WHAT TO PRODUCE:
Output exactly the lines from the line containing "Write the Plotly.js code for this chart." through the line containing "0.186, 0.315, 0.76];", inclusive, and omit any pictures.

(Records with drawing code)
☆ ☆ ☆

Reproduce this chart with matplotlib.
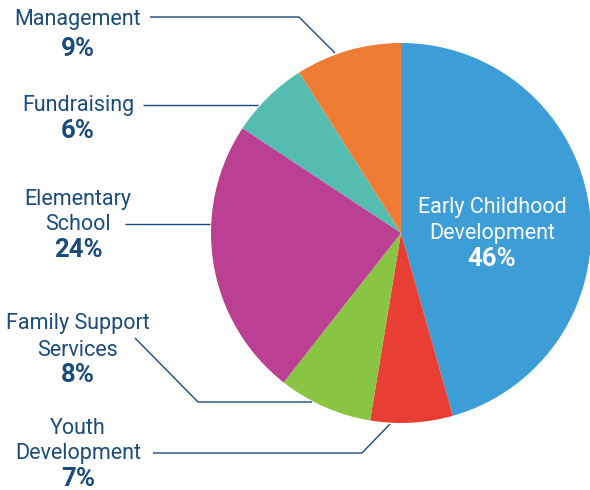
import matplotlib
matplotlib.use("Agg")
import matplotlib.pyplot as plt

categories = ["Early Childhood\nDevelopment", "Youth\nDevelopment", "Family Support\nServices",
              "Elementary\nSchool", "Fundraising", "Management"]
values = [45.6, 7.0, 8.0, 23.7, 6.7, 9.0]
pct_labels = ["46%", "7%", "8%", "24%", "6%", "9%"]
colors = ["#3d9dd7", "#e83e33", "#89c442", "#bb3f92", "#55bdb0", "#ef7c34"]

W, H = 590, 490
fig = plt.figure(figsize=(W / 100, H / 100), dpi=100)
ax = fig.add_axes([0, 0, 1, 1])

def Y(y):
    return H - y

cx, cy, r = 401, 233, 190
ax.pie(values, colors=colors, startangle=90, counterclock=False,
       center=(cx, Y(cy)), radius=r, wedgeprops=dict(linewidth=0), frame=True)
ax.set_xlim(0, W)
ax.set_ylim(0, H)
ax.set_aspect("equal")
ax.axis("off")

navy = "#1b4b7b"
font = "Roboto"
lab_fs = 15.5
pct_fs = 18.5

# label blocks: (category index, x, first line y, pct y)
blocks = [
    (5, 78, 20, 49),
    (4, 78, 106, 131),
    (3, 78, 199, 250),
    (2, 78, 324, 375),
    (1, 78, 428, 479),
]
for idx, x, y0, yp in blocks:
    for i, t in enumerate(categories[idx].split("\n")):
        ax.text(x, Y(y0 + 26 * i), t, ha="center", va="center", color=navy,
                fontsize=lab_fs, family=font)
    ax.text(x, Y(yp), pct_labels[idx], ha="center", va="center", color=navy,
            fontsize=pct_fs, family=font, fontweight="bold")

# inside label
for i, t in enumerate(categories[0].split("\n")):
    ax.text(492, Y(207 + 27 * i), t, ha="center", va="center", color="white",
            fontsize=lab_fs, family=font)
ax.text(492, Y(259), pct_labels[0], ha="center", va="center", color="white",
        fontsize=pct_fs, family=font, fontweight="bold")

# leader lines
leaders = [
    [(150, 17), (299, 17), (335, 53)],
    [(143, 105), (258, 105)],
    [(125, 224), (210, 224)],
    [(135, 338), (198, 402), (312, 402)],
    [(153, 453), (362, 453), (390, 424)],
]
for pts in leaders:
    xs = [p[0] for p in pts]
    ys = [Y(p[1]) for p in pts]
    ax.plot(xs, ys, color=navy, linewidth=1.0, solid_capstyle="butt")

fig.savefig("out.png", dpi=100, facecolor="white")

☆ ☆ ☆

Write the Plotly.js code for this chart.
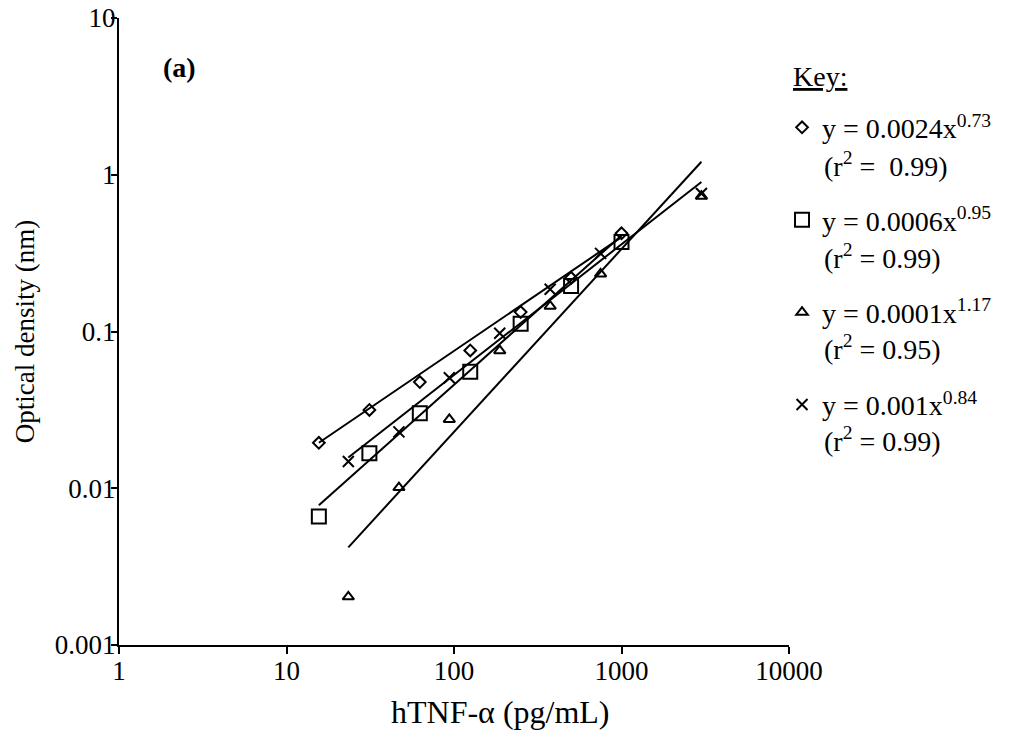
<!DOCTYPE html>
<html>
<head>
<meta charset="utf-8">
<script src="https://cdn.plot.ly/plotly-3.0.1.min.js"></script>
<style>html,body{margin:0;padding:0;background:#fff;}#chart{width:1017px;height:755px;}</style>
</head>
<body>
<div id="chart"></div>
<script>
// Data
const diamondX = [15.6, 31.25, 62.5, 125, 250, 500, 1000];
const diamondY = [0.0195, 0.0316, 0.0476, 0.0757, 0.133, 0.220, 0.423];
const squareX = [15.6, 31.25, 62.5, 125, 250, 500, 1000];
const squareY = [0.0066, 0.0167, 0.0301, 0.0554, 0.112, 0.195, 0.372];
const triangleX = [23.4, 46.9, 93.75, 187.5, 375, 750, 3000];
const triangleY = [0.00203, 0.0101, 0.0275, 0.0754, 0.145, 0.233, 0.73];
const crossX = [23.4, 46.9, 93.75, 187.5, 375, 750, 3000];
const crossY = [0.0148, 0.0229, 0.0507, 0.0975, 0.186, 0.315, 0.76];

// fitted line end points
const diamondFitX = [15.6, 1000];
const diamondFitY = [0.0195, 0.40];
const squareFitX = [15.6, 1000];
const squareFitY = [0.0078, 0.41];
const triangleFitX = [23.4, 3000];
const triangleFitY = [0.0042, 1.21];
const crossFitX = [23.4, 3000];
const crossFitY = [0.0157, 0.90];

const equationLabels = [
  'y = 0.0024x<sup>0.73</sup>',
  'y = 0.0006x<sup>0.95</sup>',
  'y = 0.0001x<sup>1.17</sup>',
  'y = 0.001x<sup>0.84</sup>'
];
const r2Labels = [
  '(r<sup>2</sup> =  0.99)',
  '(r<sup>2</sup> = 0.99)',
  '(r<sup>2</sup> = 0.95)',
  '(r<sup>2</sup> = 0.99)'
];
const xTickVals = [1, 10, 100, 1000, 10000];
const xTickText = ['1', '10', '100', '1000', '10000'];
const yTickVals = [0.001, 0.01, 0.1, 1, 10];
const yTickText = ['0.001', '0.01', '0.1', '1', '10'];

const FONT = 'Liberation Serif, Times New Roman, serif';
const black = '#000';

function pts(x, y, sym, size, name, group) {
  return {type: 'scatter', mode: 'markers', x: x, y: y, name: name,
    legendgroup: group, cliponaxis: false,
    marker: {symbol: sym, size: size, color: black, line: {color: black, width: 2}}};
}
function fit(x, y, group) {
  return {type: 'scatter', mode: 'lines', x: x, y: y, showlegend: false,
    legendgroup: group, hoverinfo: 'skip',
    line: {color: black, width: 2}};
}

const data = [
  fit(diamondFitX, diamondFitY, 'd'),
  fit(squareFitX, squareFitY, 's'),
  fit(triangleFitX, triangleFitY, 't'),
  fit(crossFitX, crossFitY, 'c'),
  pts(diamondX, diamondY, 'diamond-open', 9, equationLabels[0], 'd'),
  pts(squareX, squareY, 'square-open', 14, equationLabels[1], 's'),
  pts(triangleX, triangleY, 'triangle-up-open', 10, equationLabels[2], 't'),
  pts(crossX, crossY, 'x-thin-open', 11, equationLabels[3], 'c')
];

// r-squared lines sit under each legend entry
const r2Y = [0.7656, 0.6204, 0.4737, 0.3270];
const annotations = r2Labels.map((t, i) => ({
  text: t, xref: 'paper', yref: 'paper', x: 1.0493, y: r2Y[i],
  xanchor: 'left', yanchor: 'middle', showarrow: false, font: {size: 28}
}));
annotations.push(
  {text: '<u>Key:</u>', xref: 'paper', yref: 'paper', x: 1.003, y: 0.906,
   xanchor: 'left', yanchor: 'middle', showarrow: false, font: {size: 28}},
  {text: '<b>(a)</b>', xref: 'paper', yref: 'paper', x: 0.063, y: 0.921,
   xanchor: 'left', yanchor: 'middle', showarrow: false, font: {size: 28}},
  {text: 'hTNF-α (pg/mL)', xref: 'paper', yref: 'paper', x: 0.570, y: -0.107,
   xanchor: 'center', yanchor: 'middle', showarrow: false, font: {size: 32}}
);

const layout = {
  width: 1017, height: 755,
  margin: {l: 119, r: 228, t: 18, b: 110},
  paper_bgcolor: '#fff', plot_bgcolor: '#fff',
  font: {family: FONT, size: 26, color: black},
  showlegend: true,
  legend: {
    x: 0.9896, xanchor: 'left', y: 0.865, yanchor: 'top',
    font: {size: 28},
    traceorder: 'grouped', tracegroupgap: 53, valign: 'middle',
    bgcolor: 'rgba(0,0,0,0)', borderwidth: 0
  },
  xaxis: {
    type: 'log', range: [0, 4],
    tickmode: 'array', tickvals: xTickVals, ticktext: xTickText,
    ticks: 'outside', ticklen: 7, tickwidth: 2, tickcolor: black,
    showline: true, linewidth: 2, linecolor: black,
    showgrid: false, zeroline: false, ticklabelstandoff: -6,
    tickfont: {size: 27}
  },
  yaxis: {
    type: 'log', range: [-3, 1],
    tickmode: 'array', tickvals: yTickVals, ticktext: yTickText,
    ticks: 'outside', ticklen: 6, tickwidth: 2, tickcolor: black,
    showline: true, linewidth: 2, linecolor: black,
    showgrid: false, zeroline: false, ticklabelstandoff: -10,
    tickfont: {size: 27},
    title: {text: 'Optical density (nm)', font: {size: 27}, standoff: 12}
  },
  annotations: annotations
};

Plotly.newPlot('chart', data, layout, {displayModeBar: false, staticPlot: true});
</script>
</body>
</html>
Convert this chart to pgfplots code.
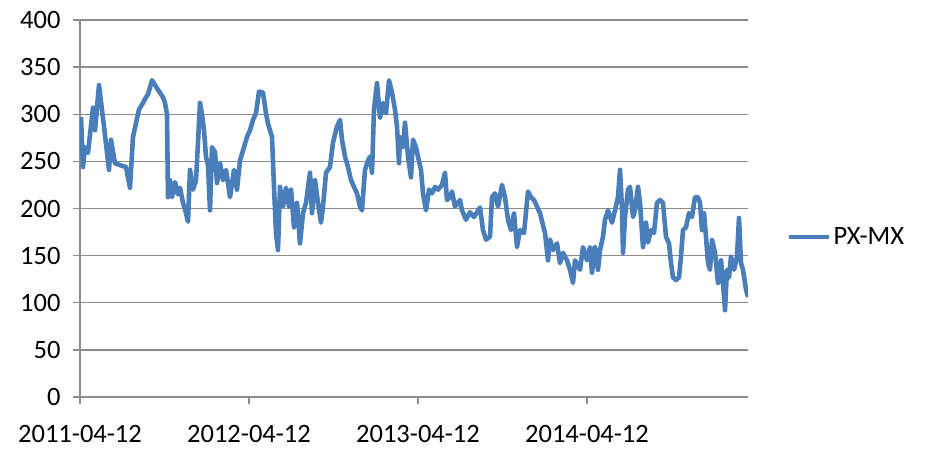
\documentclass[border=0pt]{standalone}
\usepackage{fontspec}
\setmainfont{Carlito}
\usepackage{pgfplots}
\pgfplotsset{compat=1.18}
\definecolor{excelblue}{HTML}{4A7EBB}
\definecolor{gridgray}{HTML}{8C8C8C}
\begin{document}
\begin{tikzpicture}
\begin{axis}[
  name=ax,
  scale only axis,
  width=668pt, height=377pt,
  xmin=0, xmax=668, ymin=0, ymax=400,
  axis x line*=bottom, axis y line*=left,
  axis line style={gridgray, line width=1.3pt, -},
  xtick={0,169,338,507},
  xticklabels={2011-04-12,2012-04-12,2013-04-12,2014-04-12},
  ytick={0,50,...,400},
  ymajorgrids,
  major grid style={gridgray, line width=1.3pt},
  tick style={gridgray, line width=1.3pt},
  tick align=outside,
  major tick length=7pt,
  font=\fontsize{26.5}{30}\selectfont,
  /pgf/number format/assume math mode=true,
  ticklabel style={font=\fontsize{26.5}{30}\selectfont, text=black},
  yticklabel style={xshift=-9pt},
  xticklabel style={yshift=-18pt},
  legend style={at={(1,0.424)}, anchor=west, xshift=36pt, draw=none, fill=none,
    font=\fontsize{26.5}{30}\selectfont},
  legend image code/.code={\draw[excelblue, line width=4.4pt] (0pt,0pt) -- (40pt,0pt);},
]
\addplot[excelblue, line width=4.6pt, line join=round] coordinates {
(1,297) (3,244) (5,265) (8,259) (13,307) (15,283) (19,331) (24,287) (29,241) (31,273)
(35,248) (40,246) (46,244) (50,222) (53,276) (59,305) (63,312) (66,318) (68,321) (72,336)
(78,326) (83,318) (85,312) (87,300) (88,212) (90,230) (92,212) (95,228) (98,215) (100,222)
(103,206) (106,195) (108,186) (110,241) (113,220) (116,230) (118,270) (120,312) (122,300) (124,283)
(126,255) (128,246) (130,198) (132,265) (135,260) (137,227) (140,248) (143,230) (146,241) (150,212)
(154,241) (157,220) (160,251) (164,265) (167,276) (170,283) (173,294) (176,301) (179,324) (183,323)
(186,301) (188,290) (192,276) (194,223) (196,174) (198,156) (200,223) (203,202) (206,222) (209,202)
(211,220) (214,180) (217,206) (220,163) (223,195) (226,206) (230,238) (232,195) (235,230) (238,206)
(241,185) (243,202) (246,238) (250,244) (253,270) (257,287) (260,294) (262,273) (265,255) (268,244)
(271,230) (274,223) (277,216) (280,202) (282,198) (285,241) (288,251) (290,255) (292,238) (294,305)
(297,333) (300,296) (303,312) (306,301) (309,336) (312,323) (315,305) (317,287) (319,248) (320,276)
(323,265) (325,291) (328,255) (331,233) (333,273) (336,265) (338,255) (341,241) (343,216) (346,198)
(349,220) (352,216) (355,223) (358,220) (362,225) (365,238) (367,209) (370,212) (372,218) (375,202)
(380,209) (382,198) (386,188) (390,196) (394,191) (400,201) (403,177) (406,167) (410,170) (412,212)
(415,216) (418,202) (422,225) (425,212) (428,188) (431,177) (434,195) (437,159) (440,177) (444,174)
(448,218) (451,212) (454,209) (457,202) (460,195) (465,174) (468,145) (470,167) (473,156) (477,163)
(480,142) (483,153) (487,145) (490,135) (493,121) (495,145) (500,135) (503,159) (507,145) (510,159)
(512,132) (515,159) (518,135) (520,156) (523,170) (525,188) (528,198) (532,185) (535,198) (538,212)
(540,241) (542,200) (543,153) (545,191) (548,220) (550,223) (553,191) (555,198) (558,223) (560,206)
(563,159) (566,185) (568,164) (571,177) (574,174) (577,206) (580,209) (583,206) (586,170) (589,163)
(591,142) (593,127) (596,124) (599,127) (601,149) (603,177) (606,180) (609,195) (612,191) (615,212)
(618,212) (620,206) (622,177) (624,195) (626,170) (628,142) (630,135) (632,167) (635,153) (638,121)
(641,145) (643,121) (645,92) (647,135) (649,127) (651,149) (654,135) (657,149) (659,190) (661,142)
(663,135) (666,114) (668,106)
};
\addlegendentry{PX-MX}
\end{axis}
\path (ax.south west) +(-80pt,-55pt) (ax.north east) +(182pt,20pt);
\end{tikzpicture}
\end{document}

☆ ☆ ☆

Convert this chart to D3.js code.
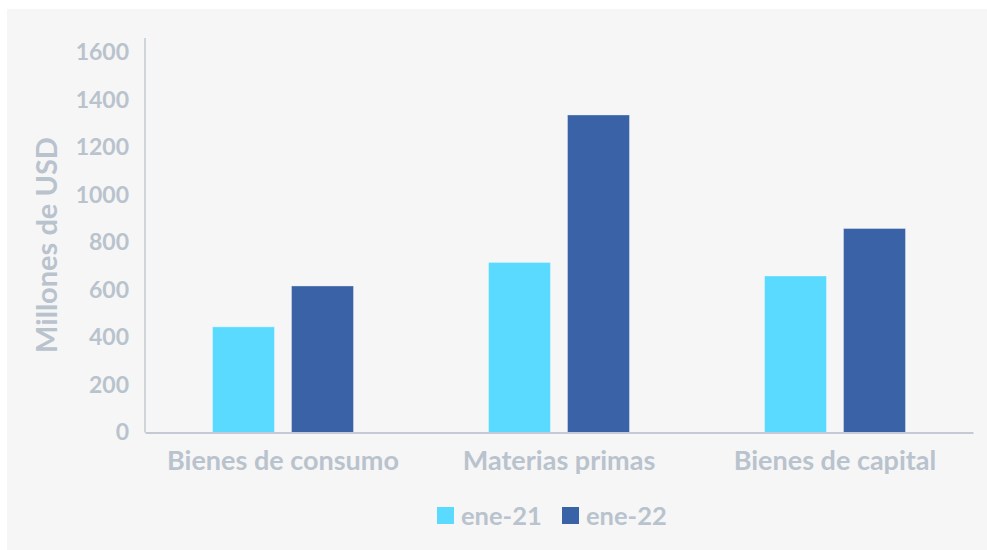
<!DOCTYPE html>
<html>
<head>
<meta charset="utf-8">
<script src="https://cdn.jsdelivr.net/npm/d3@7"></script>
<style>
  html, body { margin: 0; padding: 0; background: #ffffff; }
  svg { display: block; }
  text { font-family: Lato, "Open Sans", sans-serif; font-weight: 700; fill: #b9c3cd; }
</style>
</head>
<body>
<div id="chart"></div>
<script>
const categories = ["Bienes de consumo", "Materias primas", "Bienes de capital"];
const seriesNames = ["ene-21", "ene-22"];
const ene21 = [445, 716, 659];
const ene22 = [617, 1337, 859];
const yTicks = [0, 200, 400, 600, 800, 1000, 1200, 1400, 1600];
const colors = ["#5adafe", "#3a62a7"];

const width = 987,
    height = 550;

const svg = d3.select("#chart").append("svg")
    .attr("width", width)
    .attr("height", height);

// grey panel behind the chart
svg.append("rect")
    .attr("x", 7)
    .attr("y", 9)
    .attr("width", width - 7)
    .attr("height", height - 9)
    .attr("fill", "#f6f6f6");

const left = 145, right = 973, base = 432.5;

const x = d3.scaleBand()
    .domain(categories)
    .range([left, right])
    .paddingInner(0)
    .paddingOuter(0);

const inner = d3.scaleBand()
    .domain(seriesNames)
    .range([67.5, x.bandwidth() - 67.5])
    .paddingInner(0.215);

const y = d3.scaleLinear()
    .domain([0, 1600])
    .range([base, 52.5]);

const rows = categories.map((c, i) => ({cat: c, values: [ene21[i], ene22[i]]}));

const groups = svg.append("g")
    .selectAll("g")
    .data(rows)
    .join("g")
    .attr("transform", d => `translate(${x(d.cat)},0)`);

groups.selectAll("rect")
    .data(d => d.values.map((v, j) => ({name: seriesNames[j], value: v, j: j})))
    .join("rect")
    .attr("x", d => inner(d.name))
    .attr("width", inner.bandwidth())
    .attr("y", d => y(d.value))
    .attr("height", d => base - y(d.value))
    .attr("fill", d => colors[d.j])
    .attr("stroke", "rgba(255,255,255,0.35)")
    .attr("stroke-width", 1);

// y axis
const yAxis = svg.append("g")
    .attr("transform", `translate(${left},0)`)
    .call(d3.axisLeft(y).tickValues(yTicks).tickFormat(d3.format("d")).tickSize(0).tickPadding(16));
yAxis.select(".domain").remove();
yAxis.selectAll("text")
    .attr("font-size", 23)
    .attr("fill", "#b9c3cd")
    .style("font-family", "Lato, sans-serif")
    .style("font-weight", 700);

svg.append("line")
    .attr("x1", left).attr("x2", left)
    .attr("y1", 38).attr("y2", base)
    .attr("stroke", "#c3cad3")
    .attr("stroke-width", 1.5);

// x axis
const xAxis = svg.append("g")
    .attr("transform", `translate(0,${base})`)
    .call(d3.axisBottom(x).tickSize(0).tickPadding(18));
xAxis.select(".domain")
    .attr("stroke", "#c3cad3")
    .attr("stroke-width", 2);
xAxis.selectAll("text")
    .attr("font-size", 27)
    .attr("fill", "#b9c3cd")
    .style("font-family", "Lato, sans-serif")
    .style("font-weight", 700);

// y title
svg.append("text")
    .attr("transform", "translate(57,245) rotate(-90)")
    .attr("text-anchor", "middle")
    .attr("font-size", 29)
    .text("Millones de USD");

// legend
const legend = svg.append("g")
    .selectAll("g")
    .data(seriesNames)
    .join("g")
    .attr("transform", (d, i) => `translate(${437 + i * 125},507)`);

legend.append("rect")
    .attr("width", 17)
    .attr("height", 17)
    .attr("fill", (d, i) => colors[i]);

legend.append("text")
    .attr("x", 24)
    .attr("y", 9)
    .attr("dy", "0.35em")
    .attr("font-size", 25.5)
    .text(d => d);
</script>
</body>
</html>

☆ ☆ ☆

OUTPUT BELOW:
Write the Plotly.js code for this chart.
<!DOCTYPE html>
<html>
<head>
<meta charset="utf-8">
<script src="https://cdn.plot.ly/plotly-3.0.1.min.js"></script>
<style>html,body{margin:0;padding:0;background:#fff;}#chart{width:1017px;height:755px;}</style>
</head>
<body>
<div id="chart"></div>
<script>
// Data
const diamondX = [15.6, 31.25, 62.5, 125, 250, 500, 1000];
const diamondY = [0.0195, 0.0316, 0.0476, 0.0757, 0.133, 0.220, 0.423];
const squareX = [15.6, 31.25, 62.5, 125, 250, 500, 1000];
const squareY = [0.0066, 0.0167, 0.0301, 0.0554, 0.112, 0.195, 0.372];
const triangleX = [23.4, 46.9, 93.75, 187.5, 375, 750, 3000];
const triangleY = [0.00203, 0.0101, 0.0275, 0.0754, 0.145, 0.233, 0.73];
const crossX = [23.4, 46.9, 93.75, 187.5, 375, 750, 3000];
const crossY = [0.0148, 0.0229, 0.0507, 0.0975, 0.186, 0.315, 0.76];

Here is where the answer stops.